Betty: You know, I didn't know a lot about the water, because my interest was with the horse, and ah. . . you didn't do much irrigating with a horse.
NW: Oh.
Betty: But I do know that the. . . the water came from the Zapata Falls, and they had a flume that carried. . . picked it up at the Zapata Falls, and this flume went right along the edge of the. . . of the mountain for a. . . oh, I suppose, a mile, coming down, and then ah. . . was emptied into a stream bed, to where it would come down onto the ranch. So I went up there once with my father. Ah. . . of course, during the winter, lots of times, rocks would fall into the flume, and ah. . . or snow would knock it. . . knock it down or something, so before he could turn the water down, he always had to go up and check the flume out.

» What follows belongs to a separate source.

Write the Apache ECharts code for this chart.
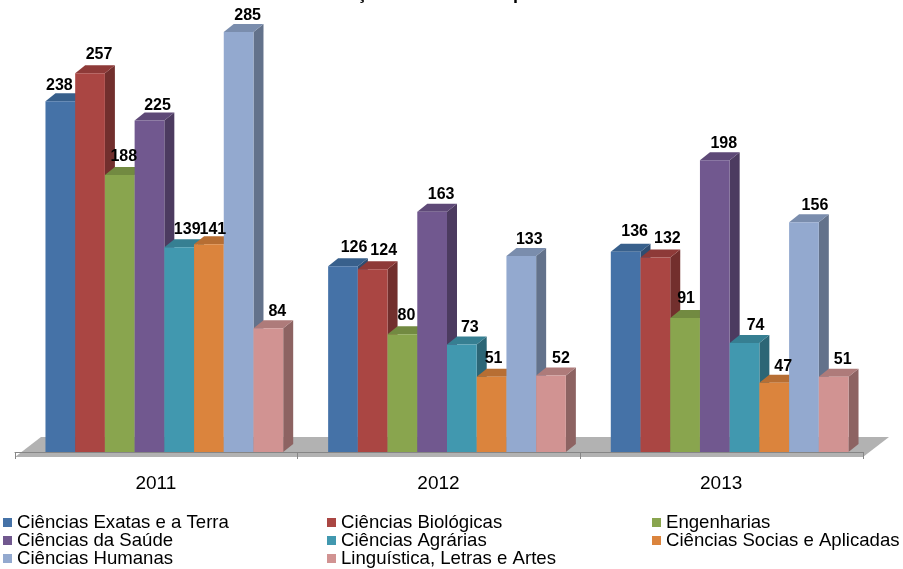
<!DOCTYPE html>
<html>
<head>
<meta charset="utf-8">
<style>
  html, body { margin: 0; padding: 0; background: #fff; overflow: hidden; }
  #chart { width: 903px; height: 569px; }
</style>
<script src="https://cdn.jsdelivr.net/npm/echarts@6/dist/echarts.min.js"></script>
</head>
<body>
<div id="chart"></div>
<script>
  const years = ['2011', '2012', '2013'];

  const exatas = [238, 126, 136];
  const biologicas = [257, 124, 132];
  const engenharias = [188, 80, 91];
  const saude = [225, 163, 198];
  const agrarias = [139, 73, 74];
  const sociais = [141, 51, 47];
  const humanas = [285, 133, 156];
  const letras = [84, 52, 51];

  const names = [
    'Ciências Exatas e a Terra', 'Ciências Biológicas', 'Engenharias',
    'Ciências da Saúde', 'Ciências Agrárias', 'Ciências Socias e Aplicadas',
    'Ciências Humanas', 'Linguística, Letras e Artes'
  ];
  const values = [exatas, biologicas, engenharias, saude, agrarias, sociais, humanas, letras];

  const colors = ['#4572A7', '#AA4643', '#89A54E', '#71588F', '#4198AF', '#DB843D', '#93A9CF', '#D19392'];
  const sideColors = ['#2F4D71', '#722F2D', '#5C6F35', '#4C3B60', '#2C6676', '#935929', '#63728B', '#8D6362'];
  const topColors = ['#38608C', '#8E3A38', '#728A41', '#5E4977', '#367F92', '#B76E33', '#7A8DAD', '#AE7B7A'];

  const depthX = 10, depthY = 8;
  const barShare = 29.75 / 283;

  // the labels were moved by hand in the original, [dx, dy] per series and year
  const labelNudge = [
    [[-10, 1], [2, -2], [0, -3]],
    [[0, -2], [2, -2], [3, -2]],
    [[-5, -1], [-5, -2], [-8, -2]],
    [[-1, 2], [0, 0], [0, 0]],
    [[-1, -1], [-1, 0], [2, 0]],
    [[-5, 2], [-7, -1], [0, 1]],
    [[0, 0], [-1, 1], [2, 0]],
    [[0, 0], [1, 0], [0, 0]]
  ];

  function renderBar(i) {
    return function (params, api) {
      const base = api.coord([api.value(0), 0]);
      const top = api.coord([api.value(0), api.value(1)]);
      const band = api.size([1, 0])[0];
      const w = band * barShare;
      const x0 = base[0] + 8 + (i - 4) * w;
      const x1 = x0 + w;
      const nudge = labelNudge[i][api.value(0)];
      return {
        type: 'group',
        children: [
          {
            type: 'polygon', z2: i,
            shape: { points: [[x1, top[1]], [x1 + depthX, top[1] - depthY], [x1 + depthX, base[1] - depthY], [x1, base[1]]] },
            style: { fill: sideColors[i] }
          },
          {
            type: 'polygon', z2: i,
            shape: { points: [[x0, top[1]], [x0 + depthX, top[1] - depthY], [x1 + depthX, top[1] - depthY], [x1, top[1]]] },
            style: { fill: topColors[i] }
          },
          {
            type: 'rect', z2: i,
            shape: { x: x0, y: top[1], width: w, height: base[1] - top[1] },
            style: { fill: colors[i] }
          },
          {
            type: 'text', z2: 100,
            style: {
              text: String(api.value(1)),
              x: x0 + w / 2 + 9 + nudge[0], y: top[1] - 17 + nudge[1],
              align: 'center', verticalAlign: 'middle',
              font: 'bold 16px "Liberation Sans"', fill: '#000'
            }
          }
        ]
      };
    };
  }

  function renderFloor(params, api) {
    const left = api.coord([0, 0]);
    const band = api.size([1, 0])[0];
    const x0 = left[0] - band / 2;
    const x1 = x0 + band * 3;
    const y = left[1];
    return {
      type: 'polygon', z2: -1,
      shape: { points: [[x0, y + 5], [x0 + 26, y - 15], [x1 + 26, y - 15], [x1, y + 5]] },
      style: { fill: '#B2B2B2' }
    };
  }

  const series = [{
    type: 'custom', silent: true, z: 1,
    renderItem: renderFloor,
    data: [[0, 0]]
  }].concat(names.map(function (name, i) {
    return {
      name: name,
      type: 'custom',
      z: 2,
      clip: false,
      renderItem: renderBar(i),
      itemStyle: { color: colors[i] },
      encode: { x: 0, y: 1 },
      data: values[i].map(function (v, k) { return [k, v]; })
    };
  }));

  function legendColumn(data, left) {
    return {
      data: data, left: left, top: 513, height: 80, orient: 'vertical',
      icon: 'rect', itemWidth: 9, itemHeight: 9, itemGap: -1,
      padding: 0, selectedMode: false,
      textStyle: { fontFamily: 'Liberation Sans', fontSize: 18.6, color: '#000', padding: [0, 0, 0, 0], lineHeight: 18 }
    };
  }

  // the title is cut off by the top edge, only these two descenders can be read
  function titleScrap(text, x) {
    return {
      type: 'text', left: x, top: -15,
      style: { text: text, font: 'bold 18px "Liberation Sans"', fill: '#000' }
    };
  }

  const chart = echarts.init(document.getElementById('chart'));
  chart.setOption({
    animation: false,
    backgroundColor: '#fff',
    grid: { left: 15, right: 40, top: 10, bottom: 117 },
    legend: [
      legendColumn([names[0], names[3], names[6]], 3),
      legendColumn([names[1], names[4], names[7]], 327),
      legendColumn([names[2], names[5]], 652)
    ],
    graphic: [titleScrap('ç', 357), titleScrap('p', 513)],
    xAxis: {
      type: 'category',
      data: years,
      offset: 5,
      z: 3,
      axisLine: { lineStyle: { color: '#868686', width: 1 } },
      axisTick: { show: true, alignWithLabel: false, length: 7, lineStyle: { color: '#868686' } },
      axisLabel: { color: '#000', fontFamily: 'Liberation Sans', fontSize: 19, margin: 17, padding: [0, 1, 0, 0] }
    },
    yAxis: { type: 'value', min: 0, max: 300, show: false },
    series: series
  });
</script>
</body>
</html>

And we rode horseback up to the bottom end of the flume, and then ah. . . he put me on his shoulders and walked up that flume to the falls, checking everything on the way, and the same way back. There were crossbars on the flume, about that far apart, and he just walked up the flume. I didn't think about it then, great experience. But as I think nowuphill, and walking that flume in many areas was way, way above the. . . the ground. And he didn't think anything about it. We just walked up there and checked everything out, and came back down to our horses. One of the experiences of my childhood that I really remember.